Back in 2019, I picked up this console for myself as an early present. I got it in the summer, anticipating to mainly use it when the new Pokemon game comes out six months later. I barely used it until December of that year, when I actually got into Breath of the Wild.
When lockdown began three months later, this little thing became my lifeline. Both my sister and my boyfriend convinced me into getting the new Animal Crossing game, since they thought it would be up my alley – low stakes, adorable characters, and a simulation game of sorts. Sure enough, the island life agreed with me. It also allowed me to “hang out” with my sister while we were both locked down in two different cities.
It became my way of staying connected and socializing with others. I’d have some friends visit my island, or I’ll visit theirs. We’d hang out for a bit if someone’s got shooting stars. I’d shop at their tailors’ if they have something cute that day. Even if it’s only for half an hour, it was still something to take me “out” of isolation.
Fast forward to my cancer diagnosis, and my Switch has been my best friend and my lifeline.
When Covid restrictions meant going into hospital appointments alone, my Switch has been my designated companion. On days I had to wait two or three hours in the waiting room for an infusion that could last for 3-5 hours, this console kept me occupied and entertained.

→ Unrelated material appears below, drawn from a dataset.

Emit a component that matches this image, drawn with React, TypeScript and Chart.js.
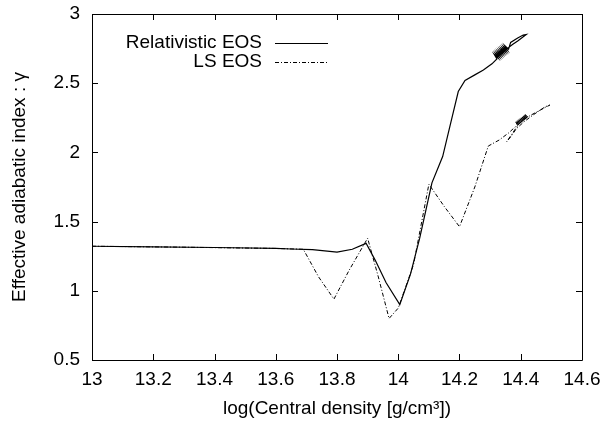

It took my mind away from the sanitized smell of the hospital to a sunny island owned by a greedy tanuki. It made me pretend I was a Pokemon trainer in the Galar region with an adorable electric corgi. It offered the fantasy of moving to a little place called Pelican Town, where I could leave the city and live in solitude surrounded by fresh produce and farm animals.
Since the beginning of 2021 (and the start of this cancer roller coaster), I’ve played on my Switch almost every day. It became my escape… whether it’s to an island, a little town, or a world with battles with pocket monsters. It freed me from the confines of clean white walls and the noise of the multiple IV pumps beeping. It allowed me to withdraw from my reality, especially when the days got more difficult. It was the release I needed when all I wanted to do was disappear into a world where cancer didn’t exist. Even for a little bit.
Perhaps if anyone sees my player activity, with the amount of time I put in to all these games, you’d think I was addicted to playing.
I was at the peak of my second cycle of chemo when I got to this cut scene with Penny. I had to sit and process it because at the moment, it felt like the game somehow knew I’ve been faced with my own mortality. This was probably the game that gave me the best balance between escape and simulated realism. It had so much good dialogue about life and struggle, with a good touch of humour. It had more mature script compared to AC’s adorable kid-friendly cuteness.
This may not be the healthiest of coping mechanisms, but it was the most convenient — portable, light, versatile (handheld on the go, docked to the TV at home). Most of all, it distracted me from a lot of things cancer-related… most of the time. It made me feel like I could go (out!) and do anything when I was enduring the chemo and its side effects.
When I bought it a few years ago, a part of me regretted the purchase for a bit because I didn’t have many games to play on it. It was a pricey purchase for something that collected dust in my room for most of the week. Later on, I realized that I just didn’t have the games that I wanted to play, and as soon as I got those games, the Switch was on most of my free time.
Some people might think spending money on games or gaming consoles is a waste. Same goes for spending most of your free time playing video games. But what do they do? Maybe bingeing a series on Netflix? Drink more than the “recommended amount” of booze with friends? It’s all relative. You spend money and time on anything you do, if it gives you joy, then keep doing it.
But of course, spending some time with real people in your life is good too. Sometimes they give you tips on how to play your games better.